The programme is for senior students above the age of 14 and includes several activities such as mountain hiking, night snorkelling, fishing and also first aid training as well as coral reef monitoring and links with Operation Taramea.

The 'Atui'anga ki te Tango senior students after their Wayfinding class with Master Navigator Peia Pata. Photo: LOSIRENE LACANIVALU. 21010817/21010818

Rongo says the focus is to upskill indigenous Maori children.

The programme takes place over two weeks whereby the first week is for SCUBA certification and the second week is focused on Ridge to Reef learnings. 

The programme’s objective is expose students to scientific and traditional knowledge and complementary activities to enhance their understanding of the natural environment and associated traditional practices.

“Students include eight new students who have recently completed their Open Water SCUBA certification, eight current 'Atui'anga ki te Tango students who have already completed SCUBA certification (some Open Water, some Advanced, and four students currently undergoing Rescue Diver certification) and three new students expressed interest in the programme, and may progress to SCUBA certification in our next intake for Open Water certification,” Rongo said.

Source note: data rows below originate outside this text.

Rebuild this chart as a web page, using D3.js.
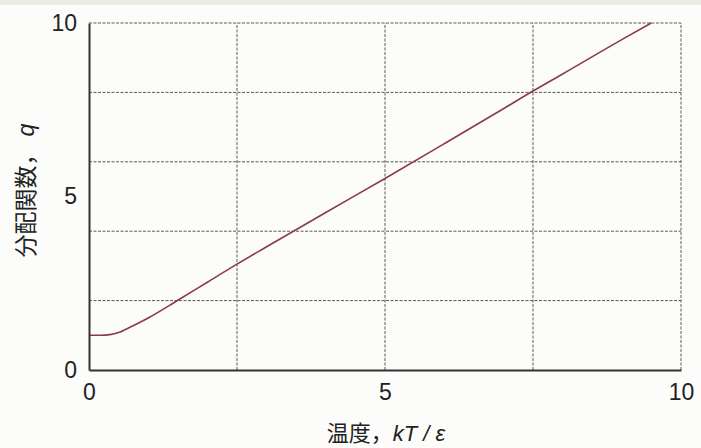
<!DOCTYPE html>
<html>
<head>
<meta charset="utf-8">
<script src="https://cdn.jsdelivr.net/npm/d3@7"></script>
<style>
  html, body { margin: 0; padding: 0; background: #fcfcfa; }
  svg { display: block; }
</style>
</head>
<body>
<svg id="chart" width="701" height="448"></svg>
<script>
// Rotational partition function q against reduced temperature kT/ε
const temps   = [0, 0.2, 0.35, 0.5, 0.7, 1.0, 1.5, 2.0, 2.5, 3.0, 4.0, 5.0, 6.0, 7.0, 7.5, 8.0, 9.0, 9.5];
const qValues = [1.0, 1.0, 1.02, 1.08, 1.24, 1.5, 2.01, 2.53, 3.05, 3.55, 4.54, 5.52, 6.52, 7.53, 8.04, 8.53, 9.52, 10.0];

const xTicks = [0, 5, 10];
const yTicks = [0, 5, 10];
const xGrid = [2.5, 5, 7.5, 10];
const yGrid = [2, 4, 6, 8, 10];

const W = 701, H = 448;
const margin = { left: 89, right: 20, top: 23, bottom: 78 };
const svg = d3.select("#chart");

// pale band along the top edge
svg.append("rect").attr("x", 0).attr("y", 0).attr("width", W).attr("height", 5)
  .attr("fill", "#e9efe0");

const x = d3.scaleLinear().domain([0, 10]).range([margin.left, W - margin.right]);
const y = d3.scaleLinear().domain([0, 10]).range([H - margin.bottom, margin.top]);

const font = "'Liberation Sans', Arial, sans-serif";
const cjk = "'Noto Sans CJK JP', 'Noto Sans CJK SC', sans-serif";

// dashed grid (also forms the top and right border)
const grid = svg.append("g").attr("stroke", "#5a5a5a").attr("stroke-width", 1)
  .attr("stroke-dasharray", "3,1.5");
grid.selectAll("line.v").data(xGrid).join("line").attr("class", "v")
  .attr("x1", d => x(d)).attr("x2", d => x(d))
  .attr("y1", y(0)).attr("y2", y(10));
grid.selectAll("line.h").data(yGrid).join("line").attr("class", "h")
  .attr("x1", x(0)).attr("x2", x(10))
  .attr("y1", d => y(d)).attr("y2", d => y(d));

// curve
const line = d3.line()
  .x((d, i) => x(temps[i]))
  .y((d, i) => y(qValues[i]))
  .curve(d3.curveMonotoneX);
svg.append("path").datum(qValues)
  .attr("d", line)
  .attr("fill", "none")
  .attr("stroke", "#8b3a4c")
  .attr("stroke-width", 1.6);

// axes
const xAxis = svg.append("g").attr("transform", `translate(0,${y(0)})`)
  .call(d3.axisBottom(x).tickValues(xTicks).tickSize(0).tickPadding(14).tickFormat(d3.format("d")));
const yAxis = svg.append("g").attr("transform", `translate(${x(0)},0)`)
  .call(d3.axisLeft(y).tickValues(yTicks).tickSize(0).tickPadding(12).tickFormat(d3.format("d")));

[xAxis, yAxis].forEach(g => {
  g.select(".domain").attr("stroke", "#333").attr("stroke-width", 2);
  g.selectAll("text").attr("font-family", font).attr("font-size", 23).attr("fill", "#222");
});

// axis titles
const xt = svg.append("text")
  .attr("x", 386).attr("y", 441)
  .attr("text-anchor", "middle")
  .attr("font-family", cjk).attr("font-size", 22).attr("fill", "#222");
xt.append("tspan").text("温度，");
xt.append("tspan").attr("font-family", font).attr("font-style", "italic").text("kT / ε");

const yt = svg.append("text")
  .attr("transform", `translate(34,${(margin.top + H - margin.bottom) / 2 - 6}) rotate(-90)`)
  .attr("text-anchor", "middle")
  .attr("font-family", cjk).attr("font-size", 23).attr("fill", "#222");
yt.append("tspan").text("分配関数，");
yt.append("tspan").attr("font-family", font).attr("font-style", "italic").attr("dx", 6).text("q");
</script>
</body>
</html>
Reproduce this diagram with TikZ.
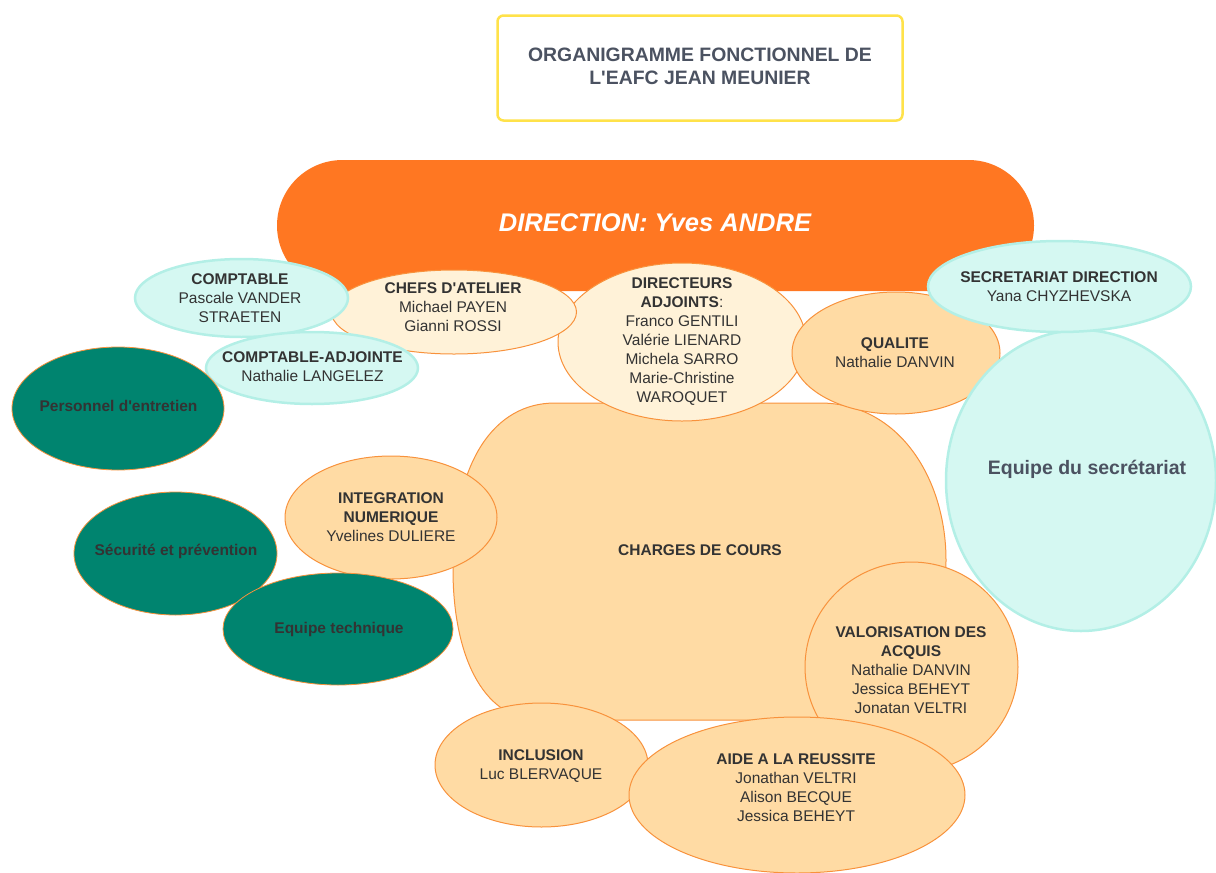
\documentclass[tikz,border=0pt]{standalone}
\usepackage{fontspec}
\setmainfont{Liberation Sans}[Ligatures=TeXOff]
\usetikzlibrary{shapes.geometric}
\definecolor{dirorange}{HTML}{FF7722}
\definecolor{cream}{HTML}{FFF2D8}
\definecolor{peach}{HTML}{FFDBA4}
\definecolor{edgeorange}{HTML}{F8923C}
\definecolor{cyanfill}{HTML}{D5F8F2}
\definecolor{cyanedge}{HTML}{B3EFE6}
\definecolor{tealfill}{HTML}{00846F}
\definecolor{txt}{HTML}{333333}
\definecolor{titletxt}{HTML}{4B5261}
\definecolor{titleedge}{HTML}{FFE24A}
\begin{document}
\begin{tikzpicture}[x=1pt,y=-1pt,
  blob/.style={ellipse, inner sep=0pt, outer sep=0pt},
  creamell/.style={blob, fill=cream, draw=edgeorange, line width=1pt},
  peachell/.style={blob, fill=peach, draw=edgeorange, line width=1pt},
  cyanell/.style={blob, fill=cyanfill, draw=cyanedge, line width=2.5pt},
  tealell/.style={blob, fill=tealfill, draw=edgeorange, line width=0.8pt},
  lbl/.style={align=center, text=txt, font=\fontsize{15.5}{19}\selectfont, inner sep=0pt},
  blbl/.style={lbl, font=\bfseries\fontsize{15.5}{19}\selectfont},
]
\useasboundingbox (0,0) rectangle (1216,873);

% title
\node[draw=titleedge, line width=2.5pt, rounded corners=6pt, fill=white,
      minimum width=405pt, minimum height=105pt, inner sep=0pt] (titlebox) at (700,68) {};
\node[lbl, text=titletxt, font=\bfseries\fontsize{19.4}{23}\selectfont] (title) at (700,66)
  {ORGANIGRAMME FONCTIONNEL DE\\L'EAFC JEAN MEUNIER};

% direction
\node[fill=dirorange, rounded corners=65.5pt, minimum width=757pt, minimum height=131pt,
      inner sep=0pt] (direction) at (655.5,225.5) {};
\node[lbl, text=white, font=\bfseries\itshape\fontsize{25.5}{30}\selectfont] (dirtext) at (655,223)
  {DIRECTION: Yves ANDRE};

% charges de cours
\path[fill=peach, draw=edgeorange, line width=1pt]
  (555,403) -- (820,403) .. controls (900,403) and (946,480) .. (946,560)
  .. controls (946,680) and (900,720) .. (810,720) -- (540,720)
  .. controls (480,720) and (453,650) .. (453,570)
  .. controls (453,460) and (495,403) .. (555,403) -- cycle;
\node[blbl] (charges) at (700,550.5) {CHARGES DE COURS};

% directeurs adjoints
\node[creamell, minimum width=248pt, minimum height=158pt] (diradj) at (682,342) {};
\node[lbl] (diradjtext) at (682,342) {\textbf{DIRECTEURS}\\\textbf{ADJOINTS}:\\Franco GENTILI\\Valérie LIENARD\\Michela SARRO\\Marie-Christine\\WAROQUET};

% qualite
\node[peachell, minimum width=208pt, minimum height=122pt] (qualite) at (896,353) {};
\node[lbl] (qualitetext) at (895,353) {\textbf{QUALITE}\\Nathalie DANVIN};

% chefs d'atelier
\node[creamell, minimum width=245pt, minimum height=84pt] (chefs) at (454,312) {};
\node[lbl] (chefstext) at (453,307.5) {\textbf{CHEFS D'ATELIER}\\Michael PAYEN\\Gianni ROSSI};

% comptable
\node[cyanell, minimum width=213pt, minimum height=78pt] (comptable) at (241.5,298) {};
\node[lbl] (comptabletext) at (240,298.5) {\textbf{COMPTABLE}\\Pascale VANDER\\STRAETEN};

% comptable-adjointe
\node[cyanell, minimum width=212pt, minimum height=72pt] (compadj) at (312,368) {};
\node[lbl] (compadjtext) at (312.5,367) {\textbf{COMPTABLE-ADJOINTE}\\Nathalie LANGELEZ};

% equipe du secretariat
\node[cyanell, minimum width=270pt, minimum height=301pt] (eqsec) at (1081,480.5) {};
\node[lbl, text=titletxt, font=\bfseries\fontsize{19.5}{23}\selectfont] (eqsectext) at (1087,469) {Equipe du secrétariat};

% secretariat direction
\node[cyanell, minimum width=263pt, minimum height=91pt] (secdir) at (1059.5,286.5) {};
\node[lbl] (secdirtext) at (1059,287) {\textbf{SECRETARIAT DIRECTION}\\Yana CHYZHEVSKA};

% teal blobs
\node[tealell, minimum width=212pt, minimum height=123pt] (personnel) at (118,408.5) {};
\node[blbl] (personneltext) at (118.5,406) {Personnel d'entretien};

\node[tealell, minimum width=203pt, minimum height=123pt] (securite) at (175.5,553.5) {};
\node[blbl] (securitetext) at (176,551) {Sécurité et prévention};

% integration numerique
\node[peachell, minimum width=212pt, minimum height=123pt] (integration) at (391,517.5) {};
\node[lbl] (integrationtext) at (391,517) {\textbf{INTEGRATION}\\\textbf{NUMERIQUE}\\Yvelines DULIERE};

\node[tealell, minimum width=230pt, minimum height=112pt] (eqtech) at (338,629) {};
\node[blbl] (eqtechtext) at (339,629) {Equipe technique};

% valorisation des acquis
\node[peachell, minimum width=213pt, minimum height=210pt] (valo) at (911.5,667) {};
\node[lbl] (valotext) at (911,670) {\textbf{VALORISATION DES}\\\textbf{ACQUIS}\\Nathalie DANVIN\\Jessica BEHEYT\\Jonatan VELTRI};

% inclusion
\node[peachell, minimum width=213pt, minimum height=124pt] (inclusion) at (541.5,765) {};
\node[lbl] (inclusiontext) at (541,766) {\textbf{INCLUSION}\\Luc BLERVAQUE};

% aide a la reussite
\node[peachell, minimum width=336pt, minimum height=156pt] (aide) at (797,795) {};
\node[lbl] (aidetext) at (796,788) {\textbf{AIDE A LA REUSSITE}\\Jonathan VELTRI\\Alison BECQUE\\Jessica BEHEYT};
\end{tikzpicture}
\end{document}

Four of their students – Te Mata Patai, Athina Karika, Charlene Akaruru and Meilani Karika – are undergoing Rescue Diver certification.

Most students have gone through CPR and First Aid training through Cook Islands Red Cross/Emergency First Responder and Dive Rarotonga.

The programme is supported by partners Nia Tero and Dive Rarotonga and recently Synchronicity Earth who has joined to help support the programme.